16: The method of claim 1, wherein the storage condition has a temperature in a range of 20 to 80° C. in the subsurface formation.
17: The method of claim 1, wherein the storage condition has a pressure of 300 to 5000 psi in the subsurface formation.
18: The method of claim 1, wherein:
the fluid stream is injected to increase an H2 storage capacity of the subsurface formation,
the first gas mixture under the storage condition includes about 80 vol. % of H2, about 10 vol. % of N2 and about 10 vol. % of CO2 based on a total volume of the first gas mixture, and
the storage condition has a temperature in a range of 30 to 40° C.

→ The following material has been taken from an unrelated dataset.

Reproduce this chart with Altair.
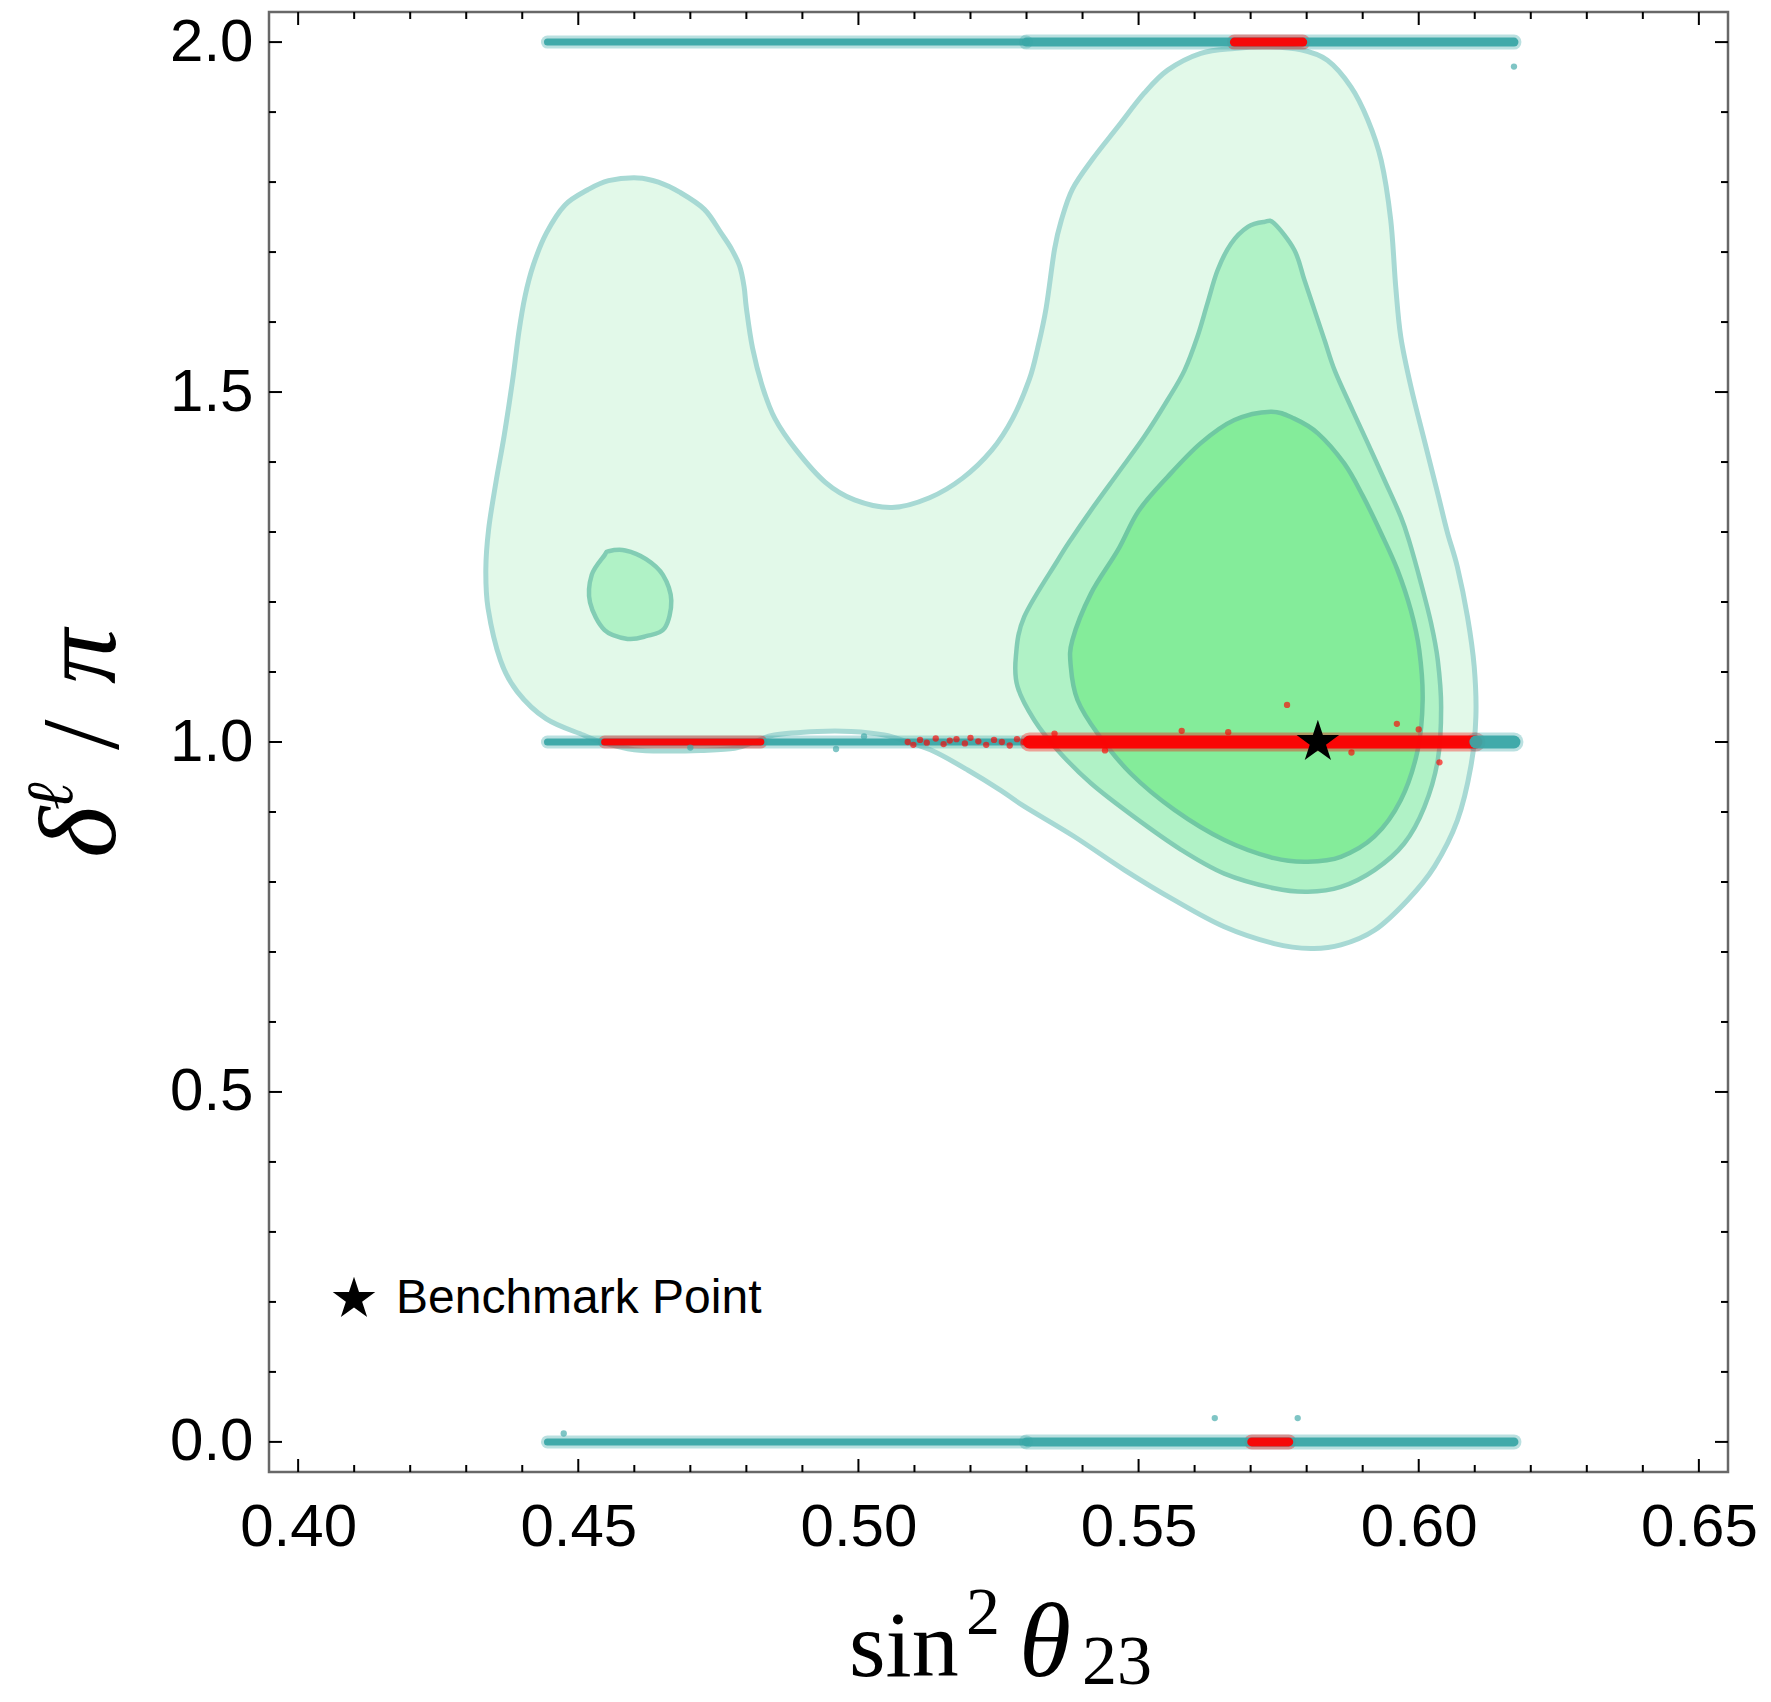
import altair as alt
import pandas as pd

# ---------------- data ----------------
# outer (lightest) credible region
outer_x = [0.4606,0.4643,0.4680,0.4725,0.4755,0.4773,0.4788,0.4796,0.4800,0.4811,0.4829,0.4851,0.4889,0.4941,0.4993,0.5060,0.5127,0.5186,0.5238,0.5275,0.5305,0.5320,0.5335,0.5350,0.5362,0.5382,0.5418,0.5463,0.5510,0.5552,0.5611,0.5671,0.5730,0.5790,0.5837,0.5879,0.5909,0.5933,0.5950,0.5959,0.5968,0.5986,0.6010,0.6034,0.6051,0.6069,0.6087,0.6099,0.6102,0.6093,0.6069,0.6028,0.5980,0.5921,0.5861,0.5808,0.5742,0.5653,0.5564,0.5475,0.5385,0.5296,0.5254,0.5195,0.5136,0.5088,0.5046,0.4987,0.4927,0.4850,0.4814,0.4779,0.4719,0.4660,0.4600,0.4541,0.4509,0.4443,0.4391,0.4361,0.4339,0.4335,0.4340,0.4353,0.4368,0.4383,0.4394,0.4405,0.4420,0.4443,0.4476,0.4517,0.4554]
outer_y = [1.806,1.800,1.786,1.761,1.727,1.705,1.680,1.650,1.620,1.563,1.507,1.462,1.417,1.371,1.346,1.335,1.349,1.377,1.417,1.462,1.518,1.563,1.620,1.704,1.745,1.790,1.833,1.879,1.927,1.960,1.984,1.991,1.993,1.989,1.974,1.936,1.889,1.831,1.746,1.650,1.579,1.508,1.431,1.355,1.300,1.250,1.179,1.108,1.036,0.965,0.888,0.822,0.774,0.731,0.710,0.705,0.712,0.736,0.774,0.817,0.865,0.908,0.931,0.960,0.986,1.000,1.010,1.015,1.015,1.010,1.000,0.991,0.988,0.987,0.989,1.000,1.010,1.033,1.072,1.117,1.191,1.247,1.304,1.371,1.439,1.518,1.586,1.637,1.682,1.727,1.767,1.789,1.802]

# small island (middle level)
island_x = [0.4554,0.4584,0.4621,0.4651,0.4666,0.4654,0.4621,0.4588,0.4547,0.4521,0.4524,0.4547]
island_y = [1.2726,1.2737,1.2613,1.2387,1.2020,1.1625,1.1512,1.1473,1.1597,1.1992,1.2387,1.2670]

# middle region
mid_x = [0.5724,0.5742,0.5778,0.5796,0.5814,0.5832,0.5850,0.5879,0.5909,0.5939,0.5968,0.5983,0.6004,0.6022,0.6034,0.6040,0.6034,0.6010,0.5974,0.5921,0.5861,0.5802,0.5742,0.5653,0.5576,0.5492,0.5415,0.5356,0.5314,0.5284,0.5281,0.5296,0.5356,0.5379,0.5415,0.5463,0.5510,0.5552,0.5582,0.5605,0.5623,0.5641,0.5665,0.5695]
mid_y = [1.743,1.741,1.703,1.660,1.617,1.574,1.531,1.479,1.427,1.374,1.322,1.287,1.227,1.170,1.117,1.050,0.974,0.907,0.855,0.817,0.793,0.786,0.791,0.812,0.846,0.893,0.941,0.988,1.031,1.079,1.122,1.179,1.260,1.289,1.331,1.384,1.436,1.489,1.531,1.579,1.627,1.674,1.712,1.736]

# inner region
in_x = [0.5736,0.5778,0.5820,0.5867,0.5900,0.5933,0.5962,0.5986,0.6001,0.6007,0.5998,0.5968,0.5921,0.5861,0.5802,0.5742,0.5653,0.5564,0.5486,0.5427,0.5391,0.5379,0.5382,0.5415,0.5463,0.5500,0.5552,0.5611,0.5671]
in_y = [1.472,1.462,1.441,1.398,1.352,1.298,1.246,1.188,1.131,1.060,0.988,0.917,0.865,0.836,0.829,0.834,0.860,0.903,0.955,1.012,1.060,1.108,1.146,1.212,1.274,1.330,1.379,1.427,1.460]

# scan point bands (ranges of sin^2 theta23 covered at each delta value)
sparse_x0 = [0.4445, 0.4445, 0.4445, 0.4547]
sparse_x1 = [0.5300, 0.6100, 0.5300, 0.4826]
sparse_y = [2.0, 1.0, 0.0, 1.0]
sparse_kind = ["teal", "teal", "teal", "red"]

medium_x0 = [0.5300, 0.5300, 0.5671, 0.5702]
medium_x1 = [0.6170, 0.6170, 0.5793, 0.5768]
medium_y = [2.0, 0.0, 2.0, 0.0]
medium_kind = ["teal", "teal", "red", "red"]

dense_x0 = [0.5305, 0.6102]
dense_x1 = [0.6102, 0.6170]
dense_y = [1.0, 1.0]
dense_kind = ["red", "teal"]

# isolated points
red_pts_x = [0.5088,0.5098,0.5110,0.5122,0.5138,0.5152,0.5163,0.5175,0.5190,0.5200,0.5214,0.5228,0.5242,0.5256,0.5270,0.5283,0.5295,0.5765,0.5961,0.6037,0.5577,0.5350,0.5440,0.5660,0.5880,0.6000]
red_pts_y = [1.000,0.996,1.003,0.999,1.005,0.997,1.002,1.004,0.998,1.006,1.001,0.996,1.003,1.000,0.995,1.004,1.000,1.053,1.026,0.971,1.016,1.012,0.988,1.014,0.985,1.018]
teal_pts_x = [0.6170, 0.5636, 0.5784, 0.4474, 0.4960, 0.5010, 0.4700]
teal_pts_y = [1.965, 0.034, 0.034, 0.012, 0.990, 1.008, 0.992]

bench_x = [0.582]
bench_y = [1.0]
bench_name = ["Benchmark Point"]

x_major = [0.40, 0.45, 0.50, 0.55, 0.60, 0.65]
x_minor = [0.41,0.42,0.43,0.44,0.46,0.47,0.48,0.49,0.51,0.52,0.53,0.54,0.56,0.57,0.58,0.59,0.61,0.62,0.63,0.64]
y_major = [0.0, 0.5, 1.0, 1.5, 2.0]
y_minor = [0.1,0.2,0.3,0.4,0.6,0.7,0.8,0.9,1.1,1.2,1.3,1.4,1.6,1.7,1.8,1.9]

# ---------------- chart ----------------
W, H = 1459, 1460
xscale = alt.Scale(domain=[0.3948, 0.6552], nice=False, zero=False)
yscale = alt.Scale(domain=[-0.043, 2.043], nice=False, zero=False)
LABEL_FONT = "Liberation Sans"
SERIF = "Liberation Serif"

xaxis = alt.Axis(values=x_major, format=".2f", ticks=False, domain=False, grid=False,
                 labelFontSize=60, labelFont=LABEL_FONT, labelColor="black",
                 labelPadding=26, labelFlush=False, labelOverlap=False, title=None)
yaxis = alt.Axis(values=y_major, format=".1f", ticks=False, domain=False, grid=False,
                 labelFontSize=60, labelFont=LABEL_FONT, labelColor="black",
                 labelPadding=16, labelFlush=False, labelOverlap=False, title=None)


def X(f):
    return alt.X(f"{f}:Q", scale=xscale, axis=xaxis)


def Y(f):
    return alt.Y(f"{f}:Q", scale=yscale, axis=yaxis)


def polygon(xv, yv, fill, stroke, sw):
    df = pd.DataFrame({"x": xv, "y": yv, "i": list(range(len(xv)))})
    return alt.Chart(df).mark_line(interpolate="cardinal-closed", fill=fill, stroke=stroke,
                                   strokeWidth=sw, strokeJoin="round").encode(
        x=X("x"), y=Y("y"), order=alt.Order("i:Q"))


outer = polygon(outer_x, outer_y, "#e2f9e9", "#a7d9d4", 5)
island = polygon(island_x, island_y, "#b0f2c6", "#82cdb4", 4.5)
middle = polygon(mid_x, mid_y, "#b0f2c6", "#82cdb4", 4.5)
inner = polygon(in_x, in_y, "#84ec9a", "#6fc8a2", 4.5)

color = alt.Color("kind:N", scale=alt.Scale(domain=["teal", "red"], range=["#3aa6a6", "#ff0000"]), legend=None)


def bands(x0, x1, yv, kind, w):
    df = pd.DataFrame({"x0": x0, "x1": x1, "y": yv, "kind": kind})
    base = alt.Chart(df).encode(x=X("x0"), x2=alt.X2("x1:Q"), y=Y("y"), color=color)
    halo = base.mark_rule(strokeWidth=w + 6, strokeCap="round", opacity=0.35)
    core = base.mark_rule(strokeWidth=w, strokeCap="round", opacity=0.95)
    return halo + core


sparse = bands(sparse_x0, sparse_x1, sparse_y, sparse_kind, 7)
medium = bands(medium_x0, medium_x1, medium_y, medium_kind, 9)
dense = bands(dense_x0, dense_x1, dense_y, dense_kind, 13)

pts_df = pd.DataFrame({
    "x": red_pts_x + teal_pts_x,
    "y": red_pts_y + teal_pts_y,
    "kind": ["red"] * len(red_pts_x) + ["teal"] * len(teal_pts_x),
})
pts = alt.Chart(pts_df).mark_circle(size=40, opacity=0.65).encode(x=X("x"), y=Y("y"), color=color)

STAR = "M0,-1L0.2245,-0.309L0.9511,-0.309L0.3633,0.118L0.5878,0.809L0,0.382L-0.5878,0.809L-0.3633,0.118L-0.9511,-0.309L-0.2245,-0.309Z"
bench_df = pd.DataFrame({"x": bench_x, "y": bench_y, "name": bench_name})
star = alt.Chart(bench_df).mark_point(filled=True, color="black", opacity=1, strokeWidth=0, size=2000).encode(
    x=X("x"), y=Y("y"),
    shape=alt.Shape("name:N", scale=alt.Scale(domain=bench_name, range=[STAR]),
                    legend=alt.Legend(title=None, orient="none", legendX=61, legendY=1263,
                                      labelFontSize=48, labelFont=LABEL_FONT, labelColor="black",
                                      labelLimit=0, symbolSize=2000, symbolFillColor="black",
                                      symbolStrokeWidth=0, symbolOpacity=1, labelOffset=18,
                                      padding=0)))

# inward ticks on all four sides
def xticks(vals, length):
    df = pd.DataFrame({"v": vals})
    b = alt.Chart(df).mark_rule(color="black", strokeWidth=2)
    bottom = b.encode(x=X("v"), y=alt.value(H), y2=alt.value(H - length))
    top = b.encode(x=X("v"), y=alt.value(0), y2=alt.value(length))
    return bottom + top


def yticks(vals, length):
    df = pd.DataFrame({"v": vals})
    b = alt.Chart(df).mark_rule(color="black", strokeWidth=2)
    left = b.encode(y=Y("v"), x=alt.value(0), x2=alt.value(length))
    right = b.encode(y=Y("v"), x=alt.value(W), x2=alt.value(W - length))
    return left + right


ticks = xticks(x_major, 13) + xticks(x_minor, 7) + yticks(y_major, 13) + yticks(y_minor, 7)

one = pd.DataFrame({"a": [0]})


def label(text, x, y, size, style="normal", angle=0, font=SERIF):
    return alt.Chart(one).mark_text(text=text, font=font, fontSize=size, fontStyle=style,
                                    align="left", baseline="alphabetic", angle=angle,
                                    color="black").encode(x=alt.value(x), y=alt.value(y))


titles = (
    label("sin", 580, 1664, 94)
    + label("2", 697, 1622, 68)
    + label("θ", 750, 1664, 106, "italic")
    + label("23", 813, 1672, 70)
    + label("δ", -154, 846, 110, "italic", 270)
    + label("ℓ", -197, 798, 66, "italic", 270)
    + label("/", -151, 738, 110, "normal", 270)
    + label("π", -154, 672, 110, "italic", 270)
)

chart = alt.layer(outer, island, middle, inner, sparse, medium, dense, pts, star, ticks, titles).properties(
    width=W, height=H,
    autosize=alt.AutoSizeParams(type="none"),
    padding={"left": 269, "top": 12, "right": 43, "bottom": 230},
    background="white",
).configure_view(stroke="#686868", strokeWidth=2.5)

chart.save("out.html", embed_options={"renderer": "svg", "actions": False})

19: The method of claim 1, further comprising:
passing the gas mixture through the plurality of hydrogen-selective membranes in the hydrogen purification device thereby allowing hydrogen gas to pass through the hydrogen-selective membranes and rejecting other components in the gas mixture to form a residue composition, wherein the plurality of hydrogen-selective membranes are permeable to hydrogen gas, but are at least substantially impermeable to other components in the gas mixture; and
collecting the hydrogen gas after passing and recycling the residue composition.
20: The method of claim 1, wherein:
the solid matrix, the gas-phase mixture and the first liquid-phase mixture form a three-phase system,
the injecting the fluid stream into the subsurface formation increases wettability of the solid matrix by contact with the gas-phase mixture and the first liquid-phase mixture so that a contact angle of the three-phase system is 20°-50°, and
the injecting the fluid stream into the subsurface formation reduces surface tension of the gas-phase mixture and the first liquid-phase mixture so that an interfacial tension of the three-phase system is 20-45 mN/m.